Right-click anywhere to open YEET's UI. Here you can select an operation via one of the buttons at the top of the window:

  • Cut: erase everything in the selected region and save it to a new datacard
  • Snarf: copy everything in the selected region and save it to a new datacard
  • Paste: erase everything in the selected region and replace it with whatever's in the current datacard

When you select an operation, you'll see the selection box change: the mode line at the top will reflect your selection, and the inside of the box will change as a visual/symbolic indicator of what's going to happen.

When you're ready to execute the selected operation, click the big yellow "YEET" button, or hold Shift and right-click anywhere. YEET will diligently (attempt to) perform whatever action you selected.

A small strip above the "YEET" button shows some additional information about the selected region - namely, the origin/extent world coordinates and the dimensions of the selection. At the very bottom is a status line and a tiny "RESET" button to clear the current selection.

Datacards

Every time you cut or snarf a selection, YEET will create a new datacard containing everything that was selected: blocks, tile mods, liquids, objects, you name it. Near the bottom of the YEET GUI are two text fields where you can set the name and description on the datacard. Clicking on the datacard's icon (in the space below the text fields) will spit out a copy for you to keep in your inventory.

You can also drop existing data cards from your inventory into the datacard slot to load your saved blueprints. When a datacard is present (be it from you loading an existing one or creating a new one via a cut/snarf), YEET's paste operation will replace whatever's selected with the datacard's contents. Dropping a module printer from Modules In A Box is also supported; YEET will treat it like a datacard (WARNING: this feature is untested; caveat emptor).

WARNING: YEET does not yet update the visible selection when a user loads an existing datacard, so the selection rectangle might not match what actually gets replaced.

Will this work in multiplayer?

I have no idea. I only play singleplayer, so I haven't tested it in a multiplayer setting. If any brave souls want to try it out and report back, I'd appreciate it.

Is this compatible with other mods?

It doesn't touch other mods in any way. It doesn't even touch or depend upon MIAB in any way, and it's explicitly compatible with it.

Will this break my saves?

Probably not? I'd strongly suggest backing up your world files before YEETing all over it. If you plan on uninstalling it, the usual cautions apply w.r.t. any YEETs or datacards you've got lying around - and I'd also strongly suggest not uninstalling it while a YEET's in the middle of an operation. You know, normal modding common sense.

What are the known issues with it?

All known bugs are tracked on GitHub.

I'm a modder. How can I hack on it?

It's just an ordinary Starbound mod, so all the Lua files and such are in their normal places. Clone the repo, make your changes, submit a PR, all that jazz :)

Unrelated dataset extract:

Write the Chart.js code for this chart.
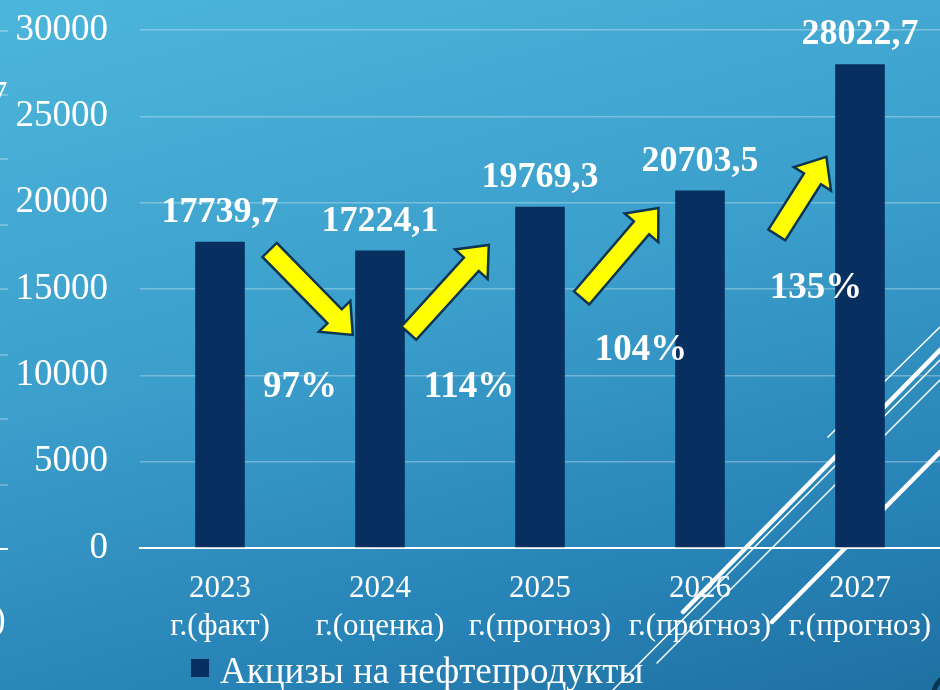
<!DOCTYPE html>
<html>
<head>
<meta charset="utf-8">
<script src="https://cdn.jsdelivr.net/npm/chart.js@4"></script>
<style>
  html, body { margin: 0; padding: 0; }
  body {
    width: 940px; height: 690px; overflow: hidden;
    background: linear-gradient(165deg, #4db6db 0%, #3b9ecb 45%, #2782b5 80%, #1f70a3 100%);
  }
</style>
</head>
<body>
<canvas id="chart" width="940" height="690"></canvas>
<script>
// data
const categories = [
  ['2023', 'г.(факт)'],
  ['2024', 'г.(оценка)'],
  ['2025', 'г.(прогноз)'],
  ['2026', 'г.(прогноз)'],
  ['2027', 'г.(прогноз)']
];
const values = [17739.7, 17224.1, 19769.3, 20703.5, 28022.7];
const seriesName = 'Акцизы на нефтепродукты';
const growthLabels = ['97%', '114%', '104%', '135%'];

const SERIF = "'Liberation Serif', 'Times New Roman', serif";
const BAR = '#072f5f';

// arrows between bars: [fromIndex, fromValue, toIndex, toValue] in axis units
const arrowSpecs = [
  [0.31, 17260, 0.83, 12340],
  [1.18, 12450, 1.68, 17550],
  [2.26, 14480, 2.74, 19690],
  [3.48, 18130, 3.79, 22650]
];
// where the growth % sit: [index, value at baseline]
const growthSpots = [[0.5, 8745], [1.556, 8745], [2.631, 10888], [3.725, 14479]];

function drawArrow(ctx, x0, y0, x1, y1) {
  const shaftW = 20, headW = 44, headL = 26;
  const len = Math.hypot(x1 - x0, y1 - y0);
  const ang = Math.atan2(y1 - y0, x1 - x0);
  ctx.save();
  ctx.translate(x0, y0);
  ctx.rotate(ang);
  ctx.beginPath();
  ctx.moveTo(0, -shaftW / 2);
  ctx.lineTo(len - headL, -shaftW / 2);
  ctx.lineTo(len - headL, -headW / 2);
  ctx.lineTo(len, 0);
  ctx.lineTo(len - headL, headW / 2);
  ctx.lineTo(len - headL, shaftW / 2);
  ctx.lineTo(0, shaftW / 2);
  ctx.closePath();
  ctx.fillStyle = '#ffff00';
  ctx.fill();
  ctx.lineWidth = 2.5;
  ctx.lineJoin = 'miter';
  ctx.strokeStyle = '#0c3552';
  ctx.stroke();
  ctx.restore();
}

// slide decoration: white diagonal strokes behind the bars
const slideLines = {
  id: 'slideLines',
  beforeDatasetsDraw(chart) {
    const ctx = chart.ctx;
    ctx.save();
    ctx.strokeStyle = '#ffffff';
    ctx.lineCap = 'round';
    const seg = (a, b, c, d, w) => {
      ctx.lineWidth = w;
      ctx.beginPath(); ctx.moveTo(a, b); ctx.lineTo(c, d); ctx.stroke();
    };
    seg(828, 437, 940, 327, 1.5);
    seg(683, 612, 940, 350, 4.5);
    seg(613, 690, 940, 360, 1.5);
    seg(657, 663, 940, 380, 1.5);
    seg(772, 622, 940, 452, 4.5);
    ctx.restore();
  }
};

const labelsPlugin = {
  id: 'labelsPlugin',
  afterDatasetsDraw(chart) {
    const ctx = chart.ctx;
    const xs = chart.scales.x, ys = chart.scales.y;
    ctx.save();
    // arrows
    arrowSpecs.forEach(a => {
      drawArrow(ctx, xs.getPixelForValue(a[0]), ys.getPixelForValue(a[1]),
                xs.getPixelForValue(a[2]), ys.getPixelForValue(a[3]));
    });
    ctx.fillStyle = '#ffffff';
    ctx.textAlign = 'center';
    ctx.textBaseline = 'alphabetic';
    // value labels
    ctx.font = 'bold 36px ' + SERIF;
    chart.getDatasetMeta(0).data.forEach((bar, i) => {
      ctx.fillText(values[i].toFixed(1).replace('.', ','), bar.x, bar.y - 20);
    });
    // growth %
    ctx.font = 'bold 37px ' + SERIF;
    growthLabels.forEach((t, i) => {
      const p = growthSpots[i];
      ctx.fillText(t, xs.getPixelForValue(p[0]), ys.getPixelForValue(p[1]));
    });
    ctx.restore();
  },
  afterDraw(chart) {
    const ctx = chart.ctx;
    ctx.save();
    // legend
    const ds = chart.data.datasets[0];
    ctx.fillStyle = ds.backgroundColor;
    ctx.fillRect(191, 659, 18, 18);
    ctx.fillStyle = '#ffffff';
    ctx.font = '37px ' + SERIF;
    ctx.textAlign = 'left';
    ctx.textBaseline = 'alphabetic';
    ctx.fillText(ds.label, 220, 683);
    // leftovers of the neighbouring chart on the slide edge
    ctx.strokeStyle = 'rgba(255,255,255,0.35)';
    ctx.lineWidth = 1.5;
    [31, 95, 159, 225, 289, 355, 419, 485].forEach(y => {
      ctx.beginPath(); ctx.moveTo(0, y); ctx.lineTo(8, y); ctx.stroke();
    });
    ctx.strokeStyle = '#ffffff';
    ctx.lineWidth = 2;
    ctx.beginPath(); ctx.moveTo(0, 549); ctx.lineTo(8, 549); ctx.stroke();
    ctx.font = '35px ' + SERIF;
    ctx.fillText('7', -10, 106);
    ctx.fillText(')', -6, 630);
    // corner ring
    ctx.strokeStyle = '#0c3552';
    ctx.lineWidth = 5;
    ctx.beginPath(); ctx.arc(952, 694, 18, Math.PI, 1.5 * Math.PI); ctx.stroke();
    ctx.restore();
  }
};

new Chart(document.getElementById('chart'), {
  type: 'bar',
  data: {
    labels: categories,
    datasets: [{
      label: seriesName,
      data: values,
      backgroundColor: BAR,
      barPercentage: 0.31,
      categoryPercentage: 1
    }]
  },
  options: {
    responsive: false,
    animation: false,
    layout: { padding: { top: 30, right: 0, left: 0, bottom: 0 } },
    scales: {
      x: {
        grid: { display: false, drawTicks: false },
        border: { display: true, color: '#ffffff', width: 2 },
        ticks: { color: '#ffffff', font: { family: SERIF, size: 31, lineHeight: 1.25 }, padding: 21, maxRotation: 0, autoSkip: false },
        afterFit: s => { s.height = 142; s.paddingLeft = 0; s.paddingRight = 0; }
      },
      y: {
        min: 0,
        max: 30000,
        ticks: { stepSize: 5000, color: '#ffffff', font: { family: SERIF, size: 37 }, padding: 32, callback: v => String(v) },
        grid: { color: 'rgba(255,255,255,0.3)', lineWidth: 1.5, drawTicks: false },
        border: { display: false },
        afterFit: s => { s.width = 140; s.paddingTop = 0; s.paddingBottom = 0; }
      }
    },
    plugins: {
      legend: { display: false },
      tooltip: { enabled: false }
    }
  },
  plugins: [slideLines, labelsPlugin]
});
</script>
</body>
</html>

I use GNU Make (BSD Make might work too?) to automate packaging for the Steam Workshop (using SteamCMD; running make in the mod's directory will generate out/pkg/contents.pak, and running make upload will generate a valid manifest.vdf and handle the uploading. Obviously you need permissions in order to actually upload over the top of my version; if you're publishing your own fork, change the "publishedfileid" field in metadata.vdf.template to "0" to tell SteamCMD to create a new Workshop item instead of attempting to overwrite mine (and don't forget to change that to whatever gets set in the generated manifest.vdf!).

Note that you need the STEAMCMD_USER environment variable set for make upload to work; I use asdf and direnv to automatically set STEAMCMD_USER to my Steam username whenever I cd into YEET's mod folder; you can do the same by copying .envrc.sample to .envrc, adjusting to use your Steam username (whichever one you use to log into Steam itself), and running direnv allow to activate it.